In the high-tech medical wing of the Academy, the air was sterile and quiet. Destiny lay in a suspended healing bed, her breathing steady for the first time in days. Indra sat in a chair beside her, his chest wrapped in thick bandages, his eyes dark with exhaustion.

As the morning light filtered through the blinds, Destiny's eyes fluttered open. She saw Indra immediately.

"You're awake," Indra said, his voice unusually soft. He looked at his hands, struggling with the words. "I... I wanted to say thank you. You saved my life back there. If you hadn't taken that final stand, I wouldn't be sitting here."

Destiny sat up abruptly, a spark of her usual fire returning to her eyes. "Oh, shut up, you grumpy fool! Don't get all sentimental on me now."

She tried to swing her legs off the bed to stand, but a sharp, biting pain shot through her lower half. She looked down and saw both of her legs encased in reinforced magical casts.

"Fractured?" she wailed, throwing her head back against the pillow in frustration. "Both of them? Ugh! Why does this always happen to me? I win the fight and I still end up stuck in a bed like a broken doll!"

Indra couldn't help it; a small, ghost of a smirk appeared on his face. "Perhaps it's the universe's way of telling you to slow down."

The Grave of the Fallen

Across the city, in the silent rows of the Memorial Gardens, the atmosphere was far more tragic. Leo stood before a fresh headstone.

NOLAN – A GUARDIAN UNTIL THE END.

Alice stood beside the grave, her shoulders shaking with silent, uncontrollable sobs. She had lost everything in the crossfire of Lucifer's ambition.

Leo watched her, his expression unreadable, but his eyes were like cold flint. Governor Nex stood a few paces back, his hat held against his chest.

"He was a good man," Nex murmured.

"He was a casualty," Leo corrected, his voice devoid of warmth. "And he won't be the last. We need to prepare ourselves for a threat far greater than Lucifer. The 'Hell Arc' is not just a name; it is a promise. From this point on, the deaths will only become more frequent. The blood has only just begun to flow."

Three Days Later: The Secret Mission

The sun was setting behind the Academy spires when Indra found Leo on the balcony. Indra was dressed for travel, a heavy cloak concealing his still-healing wounds.

"I'm leaving, Leo," Indra said firmly. "I can't sit in those halls while the ones who did this are still drawing breath. I need my revenge."

Leo didn't turn around. "I understand. The fire of vengeance is a powerful fuel. I can help you find them, Indra. I can give you the coordinates to the first gate of the calikng ."

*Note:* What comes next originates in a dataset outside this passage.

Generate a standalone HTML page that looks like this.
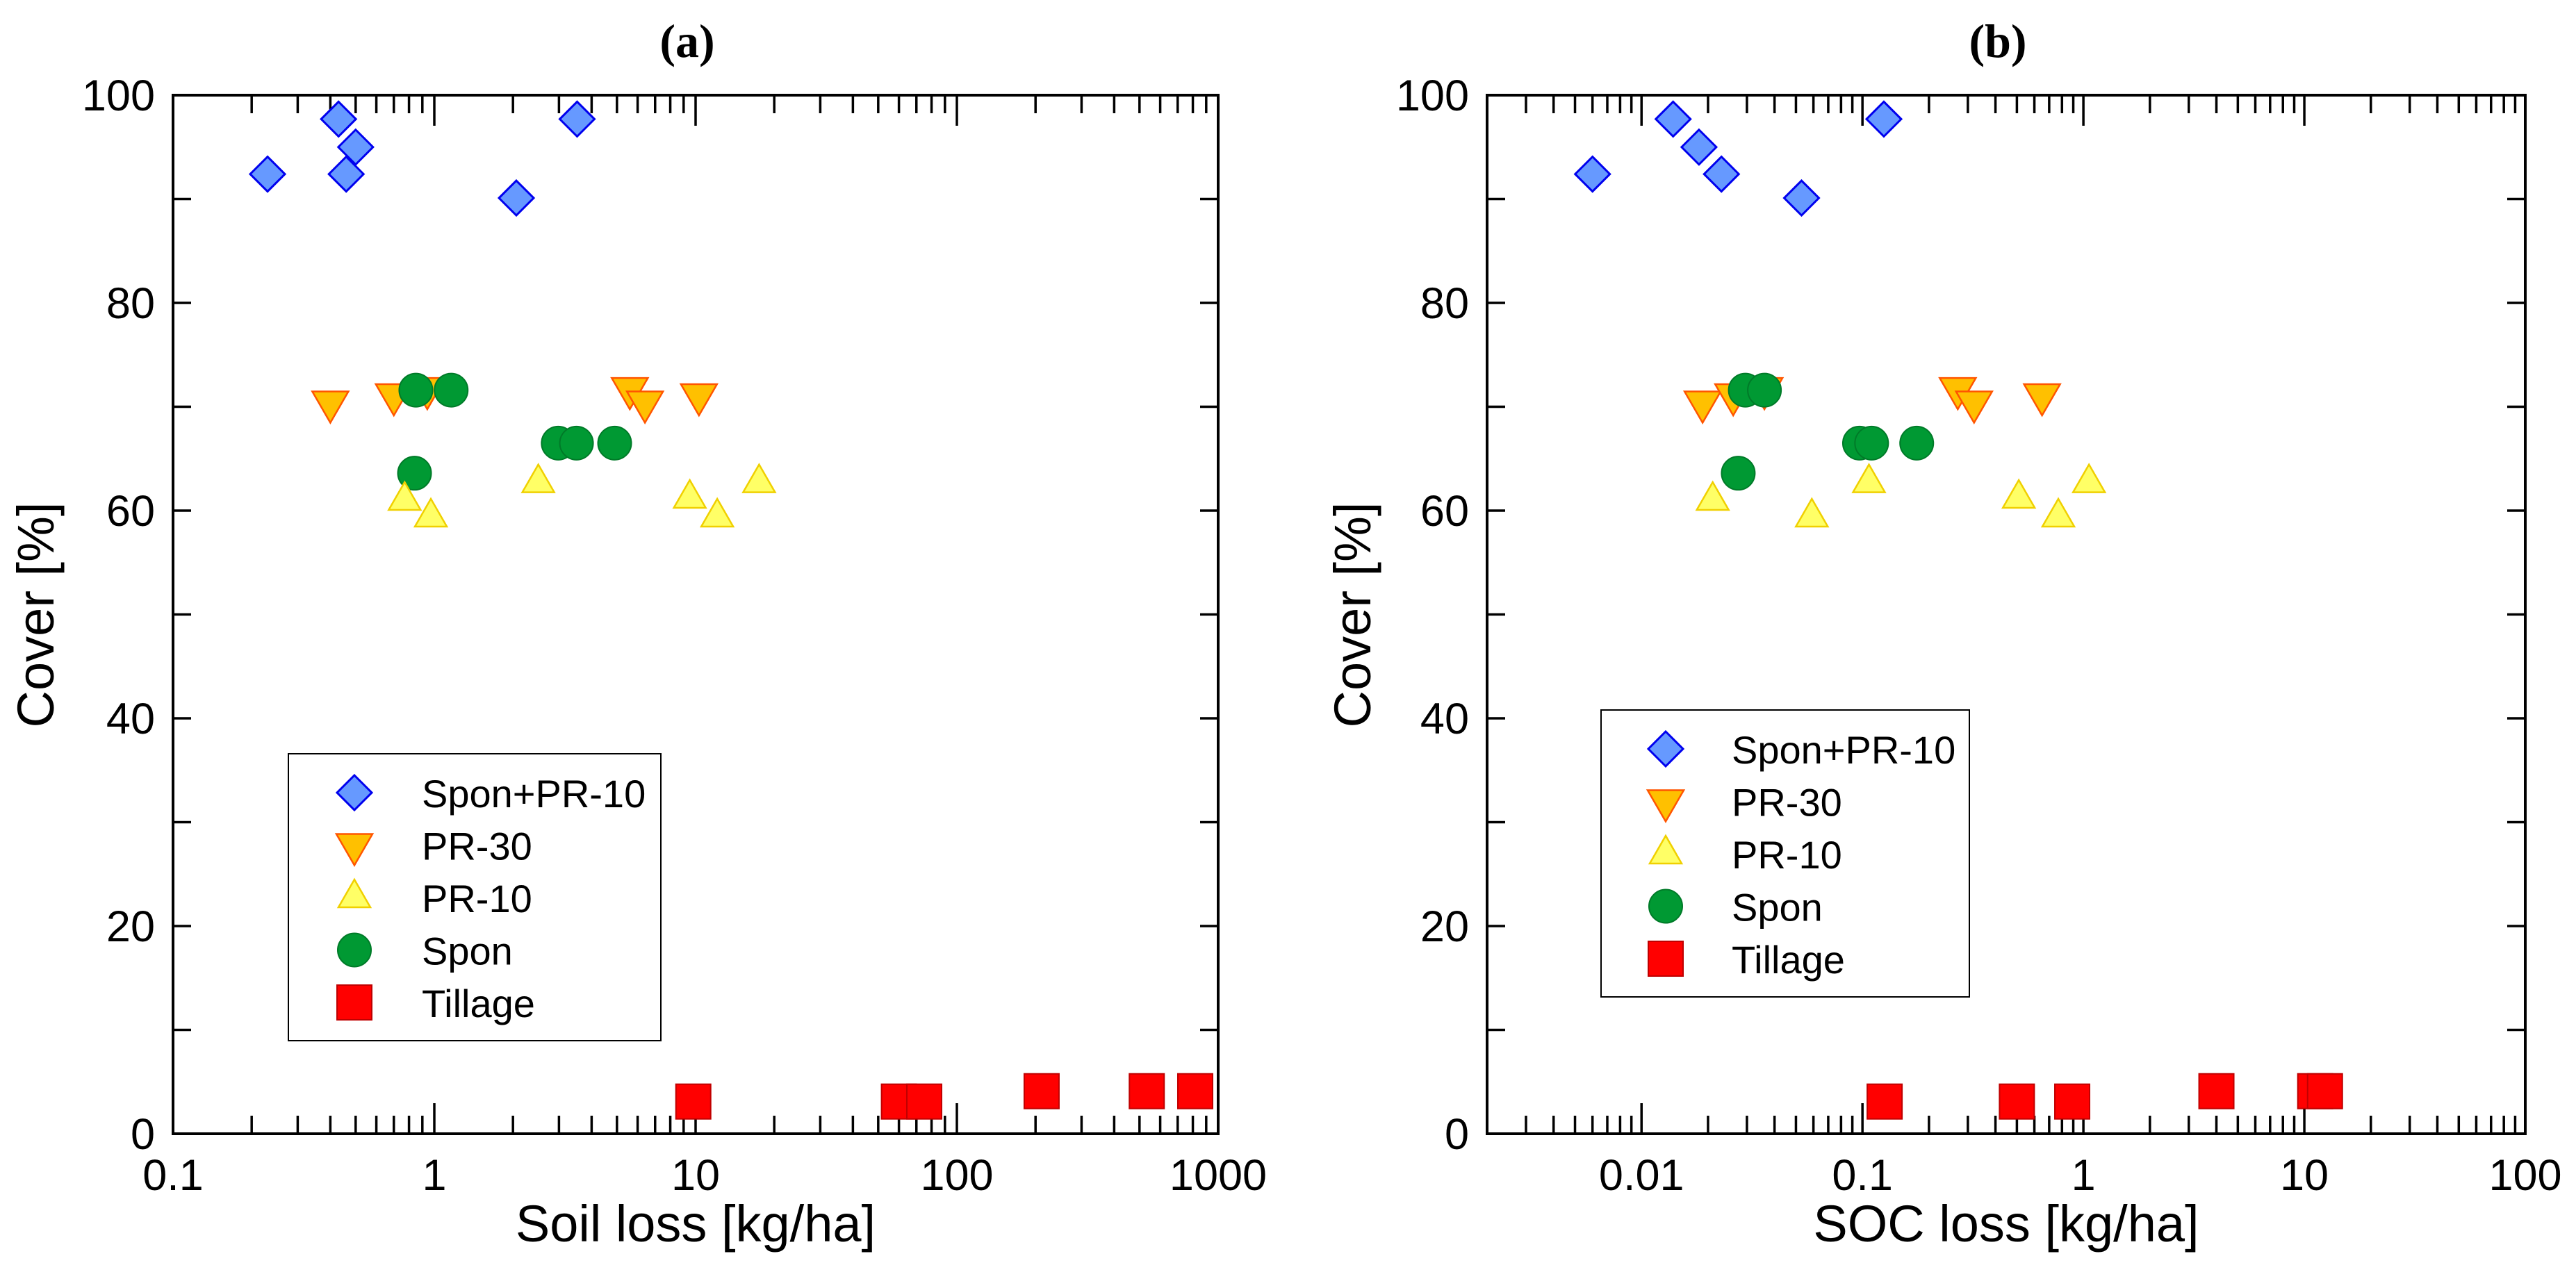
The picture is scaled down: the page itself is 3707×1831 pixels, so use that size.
<!DOCTYPE html>
<html><head><meta charset="utf-8"><style>body{margin:0;background:#fff}svg{display:block}</style></head>
<body>
<svg id="fig" width="3707" height="1831" viewBox="0 0 3707 1831" xmlns="http://www.w3.org/2000/svg"></svg>
<script>
const seriesNames=["Spon+PR-10","PR-30","PR-10","Spon","Tillage"];
const yTicks=[0,20,40,60,80,100];
const aXTicks=[0.1,1,10,100,1000];
const aXLabels=["0.1","1","10","100","1000"];
const bXTicks=[0.01,0.1,1,10,100];
const bXLabels=["0.01","0.1","1","10","100"];
const aSponPR10X=[0.23,0.43,0.50,0.46,2.06,3.52];
const aSponPR10Y=[92.4,97.7,95.0,92.4,90.1,97.7];
const aPR30X=[0.40,0.70,0.94,5.6,6.4,10.3];
const aPR30Y=[70.4,71.1,71.7,71.7,70.4,71.1];
const aPR10X=[0.77,0.97,2.5,9.5,12.1,17.5];
const aPR10Y=[61.0,59.4,62.7,61.2,59.4,62.7];
const aSponX=[0.85,1.16,0.84,2.98,3.5,4.9];
const aSponY=[71.6,71.6,63.6,66.5,66.5,66.5];
const aTillX=[9.8,60,75,211,533,817];
const aTillY=[3.1,3.1,3.1,4.1,4.1,4.1];
const bSponPR10X=[0.0060,0.0139,0.0182,0.023,0.053,0.125];
const bSponPR10Y=[92.4,97.7,95.0,92.4,90.1,97.7];
const bPR30X=[0.0189,0.026,0.036,0.27,0.32,0.65];
const bPR30Y=[70.4,71.1,71.7,71.7,70.4,71.1];
const bPR10X=[0.021,0.059,0.107,0.51,0.77,1.06];
const bPR10Y=[61.0,59.4,62.7,61.2,59.4,62.7];
const bSponX=[0.0295,0.036,0.0274,0.097,0.11,0.176];
const bSponY=[71.6,71.6,63.6,66.5,66.5,66.5];
const bTillX=[0.126,0.50,0.89,4.0,11.2,12.4];
const bTillY=[3.1,3.1,3.1,4.1,4.1,4.1];

const NS="http://www.w3.org/2000/svg";
const svg=document.getElementById('fig');
function mk(tag,attrs,parent,text){const e=document.createElementNS(NS,tag);for(const k in attrs)e.setAttribute(k,attrs[k]);if(text!==undefined)e.textContent=text;(parent||svg).appendChild(e);return e;}
const FONT='"Liberation Sans", Arial, sans-serif';

function marker(g,kind,x,y){
  let e;
  if(kind===0){e=mk('polygon',{points:`${x},${y-25} ${x+25},${y} ${x},${y+25} ${x-25},${y}`,fill:'#6699ff',stroke:'#0000ee','stroke-width':3},g);}
  else if(kind===1){e=mk('polygon',{points:`${x-26},${y-16} ${x+26},${y-16} ${x},${y+29}`,fill:'#ffc000',stroke:'#ff5500','stroke-width':2.5},g);}
  else if(kind===2){e=mk('polygon',{points:`${x-23},${y+14} ${x+23},${y+14} ${x},${y-26}`,fill:'#ffff66',stroke:'#f0d000','stroke-width':2.5},g);}
  else if(kind===3){e=mk('circle',{cx:x,cy:y,r:24,fill:'#009933',stroke:'#007a28','stroke-width':2},g);}
  else {e=mk('rect',{x:x-25,y:y-25,width:50,height:50,fill:'#ff0000',stroke:'#c00000','stroke-width':2},g);}
  return e;
}

function panel(cfg){
  const g=mk('g',{});
  
  
  const L=cfg.L,R=cfg.R,T=137,B=1632;
  const lmin=Math.log10(cfg.xmin),lmax=Math.log10(cfg.xmax);
  const sx=v=>L+(Math.log10(v)-lmin)/(lmax-lmin)*(R-L);
  const sy=v=>B-v/100*(B-T);
  // ticks
  const tk=mk('g',{stroke:'#000','stroke-width':3.5},g);
  
  
  for(let d=Math.floor(lmin);d<Math.ceil(lmax)+1;d++){
    for(let m=1;m<10;m++){
      const v=m*Math.pow(10,d); if(v<cfg.xmin*0.999||v>cfg.xmax*1.001)continue;
      const x=sx(v), len=m===1?44:26;
      mk('line',{x1:x,y1:B,x2:x,y2:B-len},tk);
      mk('line',{x1:x,y1:T,x2:x,y2:T+len},tk);
    }
  }
  for(let v=0;v<=100;v+=10){const y=sy(v);mk('line',{x1:L,y1:y,x2:L+26,y2:y},tk);mk('line',{x1:R,y1:y,x2:R-26,y2:y},tk);}
  const fr=mk('rect',{x:L,y:T,width:R-L,height:B-T,fill:'none',stroke:'#000','stroke-width':4},g);
  
  
  // labels
  cfg.xt.forEach((v,i)=>{const t=mk('text',{x:sx(v),y:1713,'font-family':FONT,'font-size':63,'text-anchor':'middle'},g,cfg.xl[i]);
    
    });
  yTicks.forEach(v=>{const t=mk('text',{x:L-26,y:sy(v)+22,'font-family':FONT,'font-size':63,'text-anchor':'end'},g,String(v));
    
    });
  const xt=mk('text',{x:(L+R)/2,y:1787,'font-family':FONT,'font-size':74,'text-anchor':'middle'},g,cfg.xtitle);
  
  
  const yt=mk('text',{x:0,y:0,'font-family':FONT,'font-size':74,'text-anchor':'middle',transform:`translate(${cfg.ytx},885) rotate(-90)`},g,'Cover [%]');
  
  
  const ti=mk('text',{x:(L+R)/2-12,y:82,'font-family':'"Liberation Serif", serif','font-size':68,'font-weight':'bold','text-anchor':'middle'},g,cfg.title);
  
  
  // data: draw in order
  const order=[4,0,1,3,2];
  const data=cfg.data;
  [0,1,3,2,4].forEach(k=>{
    const sg=mk('g',{},g);
    
    
    data[k][0].forEach((xv,i)=>{const m=marker(sg,k,sx(xv),sy(data[k][1][i]));
      
      });
  });
  // legend
  const lg=mk('g',{},g);
  
  
  const lb=cfg.leg;
  mk('rect',{x:lb.x,y:lb.y,width:lb.w,height:lb.h,fill:'#fff',stroke:'#000','stroke-width':2},lg);
  seriesNames.forEach((n,i)=>{
    const y=lb.y+56+i*75.5;
    marker(lg,i,lb.mx,y);
    const t=mk('text',{x:lb.tx,y:y+21,'font-family':FONT,'font-size':56},lg,n);
    
    
  });
}
panel({id:'a',L:249,R:1753,xmin:0.1,xmax:1000,xt:aXTicks,xl:aXLabels,xtitle:'Soil loss [kg/ha]',ytx:77,title:'(a)',
  data:[[aSponPR10X,aSponPR10Y],[aPR30X,aPR30Y],[aPR10X,aPR10Y],[aSponX,aSponY],[aTillX,aTillY]],
  leg:{x:415,y:1085,w:536,h:413,mx:510,tx:607}});
panel({id:'b',L:2140,R:3634,xmin:0.002,xmax:100,xt:bXTicks,xl:bXLabels,xtitle:'SOC loss [kg/ha]',ytx:1972,title:'(b)',
  data:[[bSponPR10X,bSponPR10Y],[bPR30X,bPR30Y],[bPR10X,bPR10Y],[bSponX,bSponY],[bTillX,bTillY]],
  leg:{x:2304,y:1022,w:530,h:413,mx:2397,tx:2492}});
</script>
</body></html>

Indra stopped. He hadn't expected Leo to be so cooperative. "What's the catch?"

Leo finally turned, his gaze locking onto Indra's. "No catch. Just a message. When you find the one who orchestrates the suffering—the one behind the masks—tell him this exactly: 'Who is the one who only seeks the good of all, yet wishes to see everyone perish?'"

Indra frowned, repeating the riddle in his mind. "I don't understand it, but I'll say it."

Leo stepped forward and placed a hand on Indra's shoulder. For a moment, the cold Sovereign looked almost human. "Good. And Indra... try to smile once in a while. You're heading into Hell. You might as well go in with a grin."

Indra nodded once, adjusted his cloak, and vanished into the shadows of the evening. The hunt for the truth had begun.